Write the lines out again, from the top of the material to the line containing "from matplotlib.lines import Line2D", pictures excluded.

──────── DATA LISTING

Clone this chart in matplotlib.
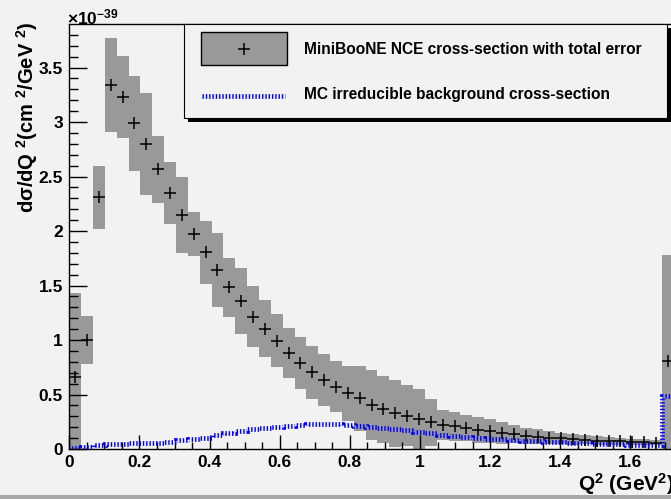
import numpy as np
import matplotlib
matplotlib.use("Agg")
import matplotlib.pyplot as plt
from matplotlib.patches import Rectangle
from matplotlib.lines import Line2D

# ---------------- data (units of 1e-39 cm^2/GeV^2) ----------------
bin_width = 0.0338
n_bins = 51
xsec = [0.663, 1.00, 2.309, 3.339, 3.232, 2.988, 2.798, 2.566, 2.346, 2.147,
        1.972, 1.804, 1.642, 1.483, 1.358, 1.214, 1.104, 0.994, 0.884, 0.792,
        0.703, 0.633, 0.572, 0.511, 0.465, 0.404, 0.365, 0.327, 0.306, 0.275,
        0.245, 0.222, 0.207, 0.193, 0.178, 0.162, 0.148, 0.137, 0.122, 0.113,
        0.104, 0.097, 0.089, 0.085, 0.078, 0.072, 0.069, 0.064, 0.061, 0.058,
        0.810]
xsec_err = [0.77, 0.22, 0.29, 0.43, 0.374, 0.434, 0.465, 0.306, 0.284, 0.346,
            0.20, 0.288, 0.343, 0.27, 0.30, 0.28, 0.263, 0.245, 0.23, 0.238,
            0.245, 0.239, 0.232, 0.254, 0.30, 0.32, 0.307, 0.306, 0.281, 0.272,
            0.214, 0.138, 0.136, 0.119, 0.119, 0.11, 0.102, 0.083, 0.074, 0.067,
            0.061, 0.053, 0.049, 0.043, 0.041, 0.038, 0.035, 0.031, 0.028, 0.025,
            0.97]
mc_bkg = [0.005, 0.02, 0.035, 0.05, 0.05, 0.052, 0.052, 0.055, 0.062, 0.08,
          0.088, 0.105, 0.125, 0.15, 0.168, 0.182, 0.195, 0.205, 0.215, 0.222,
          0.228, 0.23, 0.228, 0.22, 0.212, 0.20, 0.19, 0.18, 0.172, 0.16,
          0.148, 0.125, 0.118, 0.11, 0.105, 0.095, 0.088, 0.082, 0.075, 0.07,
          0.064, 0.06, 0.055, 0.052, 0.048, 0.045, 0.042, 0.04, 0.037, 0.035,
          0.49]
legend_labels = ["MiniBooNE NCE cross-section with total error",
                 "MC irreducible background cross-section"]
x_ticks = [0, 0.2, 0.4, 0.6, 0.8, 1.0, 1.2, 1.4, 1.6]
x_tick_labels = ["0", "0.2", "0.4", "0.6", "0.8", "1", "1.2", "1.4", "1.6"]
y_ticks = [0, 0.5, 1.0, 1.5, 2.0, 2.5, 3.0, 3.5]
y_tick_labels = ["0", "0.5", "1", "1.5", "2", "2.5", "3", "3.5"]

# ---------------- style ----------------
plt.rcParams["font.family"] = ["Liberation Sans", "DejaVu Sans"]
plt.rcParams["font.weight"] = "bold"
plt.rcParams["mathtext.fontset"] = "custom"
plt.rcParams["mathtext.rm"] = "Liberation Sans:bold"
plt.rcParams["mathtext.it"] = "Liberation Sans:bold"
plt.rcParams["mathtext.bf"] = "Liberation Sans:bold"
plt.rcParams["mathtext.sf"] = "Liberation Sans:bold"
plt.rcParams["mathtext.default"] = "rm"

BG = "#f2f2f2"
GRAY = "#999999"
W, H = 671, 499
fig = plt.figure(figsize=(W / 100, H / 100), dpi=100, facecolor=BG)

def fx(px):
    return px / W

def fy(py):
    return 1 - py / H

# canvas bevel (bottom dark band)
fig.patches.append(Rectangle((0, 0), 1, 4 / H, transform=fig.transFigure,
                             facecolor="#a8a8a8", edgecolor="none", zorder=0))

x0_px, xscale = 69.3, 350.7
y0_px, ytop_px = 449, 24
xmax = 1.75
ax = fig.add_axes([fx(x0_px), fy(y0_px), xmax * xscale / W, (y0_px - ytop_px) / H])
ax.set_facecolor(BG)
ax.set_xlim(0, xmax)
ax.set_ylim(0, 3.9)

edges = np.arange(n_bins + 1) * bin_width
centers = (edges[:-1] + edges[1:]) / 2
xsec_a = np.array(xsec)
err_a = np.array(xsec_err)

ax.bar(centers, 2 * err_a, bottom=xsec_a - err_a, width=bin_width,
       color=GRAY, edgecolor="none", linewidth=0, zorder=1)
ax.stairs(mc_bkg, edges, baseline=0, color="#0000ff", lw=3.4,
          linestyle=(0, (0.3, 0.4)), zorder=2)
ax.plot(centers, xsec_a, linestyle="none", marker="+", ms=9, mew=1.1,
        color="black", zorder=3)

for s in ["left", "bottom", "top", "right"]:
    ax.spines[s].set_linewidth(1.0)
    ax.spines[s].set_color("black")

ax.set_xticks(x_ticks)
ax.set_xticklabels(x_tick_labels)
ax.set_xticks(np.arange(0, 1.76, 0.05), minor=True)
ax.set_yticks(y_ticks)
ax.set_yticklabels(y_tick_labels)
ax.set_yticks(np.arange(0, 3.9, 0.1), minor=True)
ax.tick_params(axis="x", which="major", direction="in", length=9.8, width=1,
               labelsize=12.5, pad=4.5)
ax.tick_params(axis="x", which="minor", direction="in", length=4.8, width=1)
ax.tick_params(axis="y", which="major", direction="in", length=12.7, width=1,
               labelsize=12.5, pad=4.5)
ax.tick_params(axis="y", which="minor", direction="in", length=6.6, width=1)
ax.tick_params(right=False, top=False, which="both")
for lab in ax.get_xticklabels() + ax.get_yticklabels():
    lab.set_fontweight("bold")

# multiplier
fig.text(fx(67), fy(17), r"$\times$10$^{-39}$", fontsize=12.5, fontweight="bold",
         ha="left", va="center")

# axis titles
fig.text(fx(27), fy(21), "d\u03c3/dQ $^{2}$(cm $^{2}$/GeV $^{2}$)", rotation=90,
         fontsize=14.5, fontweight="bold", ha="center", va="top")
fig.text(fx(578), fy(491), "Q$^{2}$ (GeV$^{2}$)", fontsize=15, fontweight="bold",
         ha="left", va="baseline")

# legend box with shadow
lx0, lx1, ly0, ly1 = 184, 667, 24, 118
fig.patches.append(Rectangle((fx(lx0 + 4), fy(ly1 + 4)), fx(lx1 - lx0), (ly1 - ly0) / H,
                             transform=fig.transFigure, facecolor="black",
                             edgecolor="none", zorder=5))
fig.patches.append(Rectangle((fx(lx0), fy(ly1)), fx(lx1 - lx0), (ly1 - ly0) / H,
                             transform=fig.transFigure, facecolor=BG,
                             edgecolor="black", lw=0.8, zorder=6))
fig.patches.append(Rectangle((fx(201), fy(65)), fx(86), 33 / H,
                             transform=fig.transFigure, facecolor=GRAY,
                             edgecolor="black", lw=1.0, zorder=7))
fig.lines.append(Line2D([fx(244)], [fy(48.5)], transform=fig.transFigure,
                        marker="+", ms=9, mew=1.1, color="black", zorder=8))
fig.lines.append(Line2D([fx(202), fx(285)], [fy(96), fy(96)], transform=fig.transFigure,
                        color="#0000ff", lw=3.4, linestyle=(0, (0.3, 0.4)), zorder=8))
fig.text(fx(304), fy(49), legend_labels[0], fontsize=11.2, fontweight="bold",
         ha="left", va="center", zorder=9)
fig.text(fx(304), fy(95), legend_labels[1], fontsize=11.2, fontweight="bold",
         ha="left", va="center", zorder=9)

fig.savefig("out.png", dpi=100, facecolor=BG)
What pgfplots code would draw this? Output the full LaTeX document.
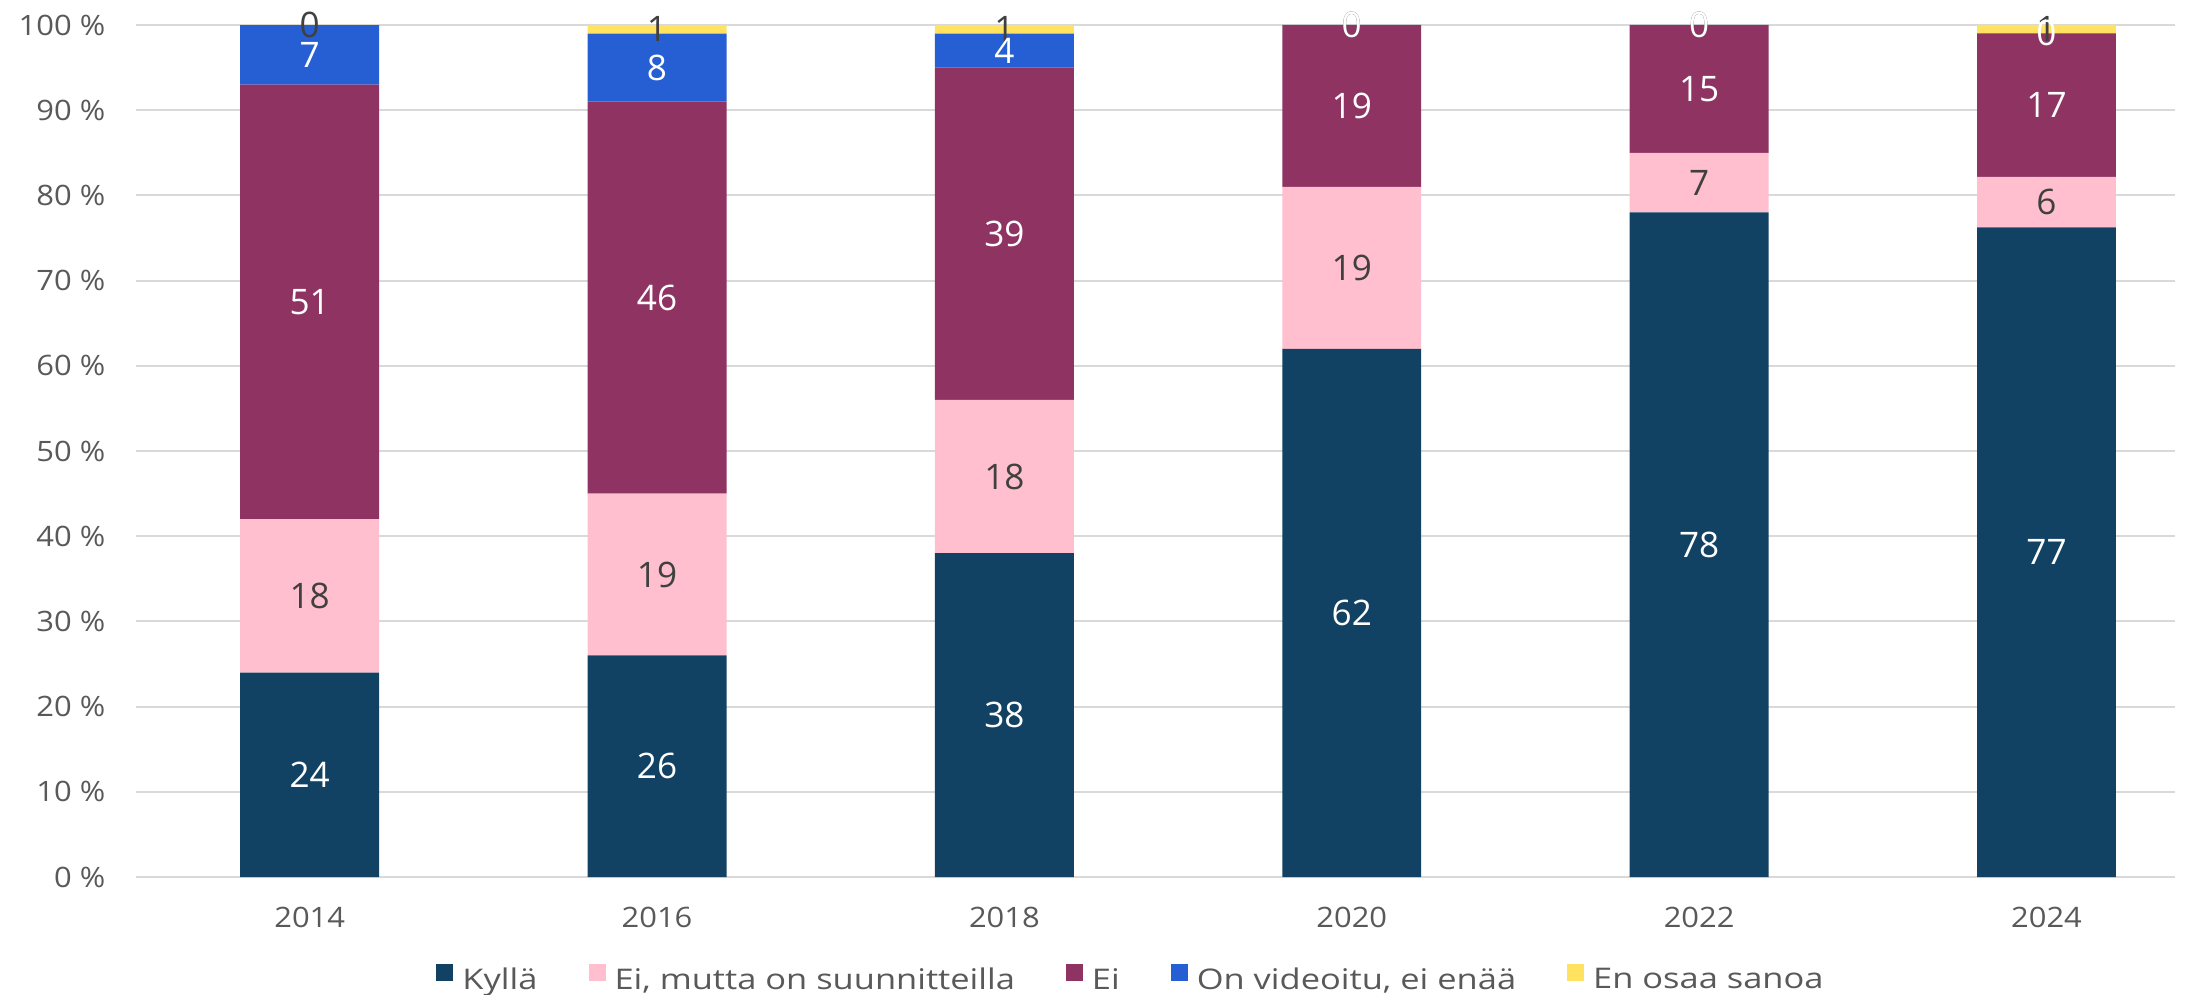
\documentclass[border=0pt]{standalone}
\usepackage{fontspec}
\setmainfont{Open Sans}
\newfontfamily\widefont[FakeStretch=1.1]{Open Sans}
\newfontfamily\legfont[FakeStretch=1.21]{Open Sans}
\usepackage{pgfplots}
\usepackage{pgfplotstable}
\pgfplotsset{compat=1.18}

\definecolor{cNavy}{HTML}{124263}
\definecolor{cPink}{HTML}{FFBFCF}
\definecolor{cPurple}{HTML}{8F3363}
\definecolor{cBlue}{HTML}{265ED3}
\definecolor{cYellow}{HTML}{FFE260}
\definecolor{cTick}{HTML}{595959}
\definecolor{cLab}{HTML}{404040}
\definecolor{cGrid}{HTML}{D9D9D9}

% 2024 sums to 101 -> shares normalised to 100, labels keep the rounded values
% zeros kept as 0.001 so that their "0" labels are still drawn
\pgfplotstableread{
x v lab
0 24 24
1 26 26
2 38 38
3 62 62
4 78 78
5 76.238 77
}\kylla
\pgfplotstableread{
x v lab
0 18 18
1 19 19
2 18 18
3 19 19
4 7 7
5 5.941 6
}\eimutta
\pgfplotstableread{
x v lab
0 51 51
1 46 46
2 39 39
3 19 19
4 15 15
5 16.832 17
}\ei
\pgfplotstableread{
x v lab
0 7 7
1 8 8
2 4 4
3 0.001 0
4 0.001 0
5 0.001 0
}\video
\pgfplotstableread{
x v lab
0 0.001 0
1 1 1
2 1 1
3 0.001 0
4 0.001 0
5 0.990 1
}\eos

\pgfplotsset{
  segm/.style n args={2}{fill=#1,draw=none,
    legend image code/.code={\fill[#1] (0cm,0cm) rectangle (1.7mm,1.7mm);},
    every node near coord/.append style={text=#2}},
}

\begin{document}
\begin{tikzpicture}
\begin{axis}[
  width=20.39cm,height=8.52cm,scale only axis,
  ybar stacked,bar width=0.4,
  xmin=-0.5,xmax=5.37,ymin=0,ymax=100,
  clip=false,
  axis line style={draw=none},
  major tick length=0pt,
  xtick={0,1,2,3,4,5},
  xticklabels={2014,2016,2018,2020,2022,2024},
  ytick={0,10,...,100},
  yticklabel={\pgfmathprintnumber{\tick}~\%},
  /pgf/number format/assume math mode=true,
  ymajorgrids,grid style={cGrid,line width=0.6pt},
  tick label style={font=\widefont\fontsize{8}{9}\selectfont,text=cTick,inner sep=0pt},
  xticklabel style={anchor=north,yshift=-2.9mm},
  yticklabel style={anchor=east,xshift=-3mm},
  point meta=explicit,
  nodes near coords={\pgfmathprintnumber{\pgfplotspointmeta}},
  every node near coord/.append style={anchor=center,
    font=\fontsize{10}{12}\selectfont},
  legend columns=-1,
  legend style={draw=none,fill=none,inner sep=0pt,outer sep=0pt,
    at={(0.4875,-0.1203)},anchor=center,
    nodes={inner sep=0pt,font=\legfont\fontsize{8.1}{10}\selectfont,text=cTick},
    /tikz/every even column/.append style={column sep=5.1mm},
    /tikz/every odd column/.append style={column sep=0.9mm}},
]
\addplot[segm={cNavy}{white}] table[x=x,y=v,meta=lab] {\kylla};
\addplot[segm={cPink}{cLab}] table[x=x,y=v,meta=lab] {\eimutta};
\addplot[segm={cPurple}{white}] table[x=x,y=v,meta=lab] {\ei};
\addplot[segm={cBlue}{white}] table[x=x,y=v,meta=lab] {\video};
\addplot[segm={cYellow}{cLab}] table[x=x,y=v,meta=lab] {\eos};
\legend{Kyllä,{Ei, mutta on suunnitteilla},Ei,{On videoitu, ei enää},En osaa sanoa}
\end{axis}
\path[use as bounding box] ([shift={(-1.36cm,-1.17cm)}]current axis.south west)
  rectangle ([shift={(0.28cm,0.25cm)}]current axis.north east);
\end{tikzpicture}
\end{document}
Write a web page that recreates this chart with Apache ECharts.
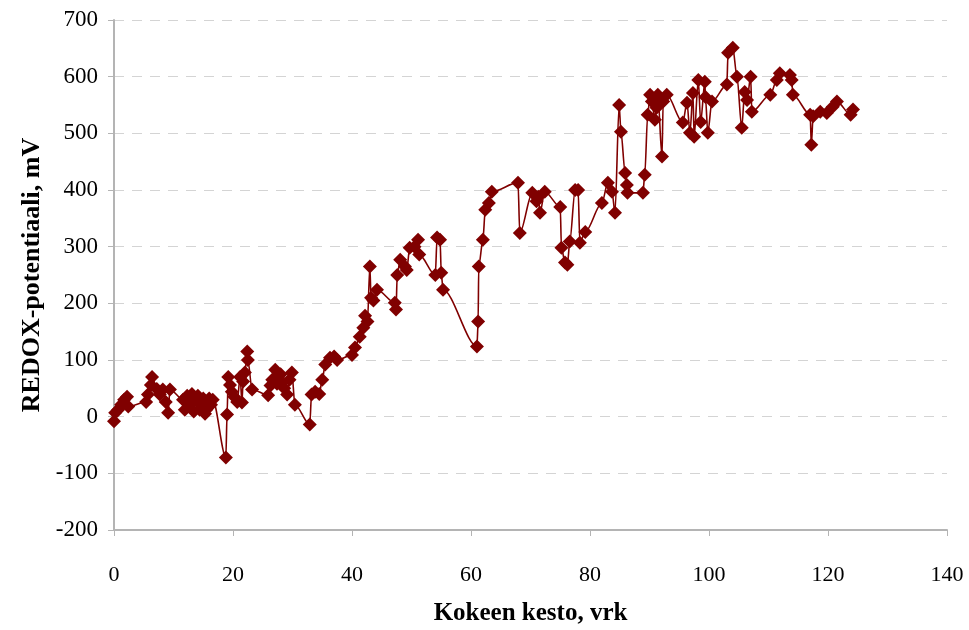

────────────────

> EXERCISE RESPONSE:
Clone this chart in matplotlib.
import numpy as np
import matplotlib
matplotlib.use("Agg")
import matplotlib.pyplot as plt
from matplotlib.patches import Rectangle
from matplotlib.lines import Line2D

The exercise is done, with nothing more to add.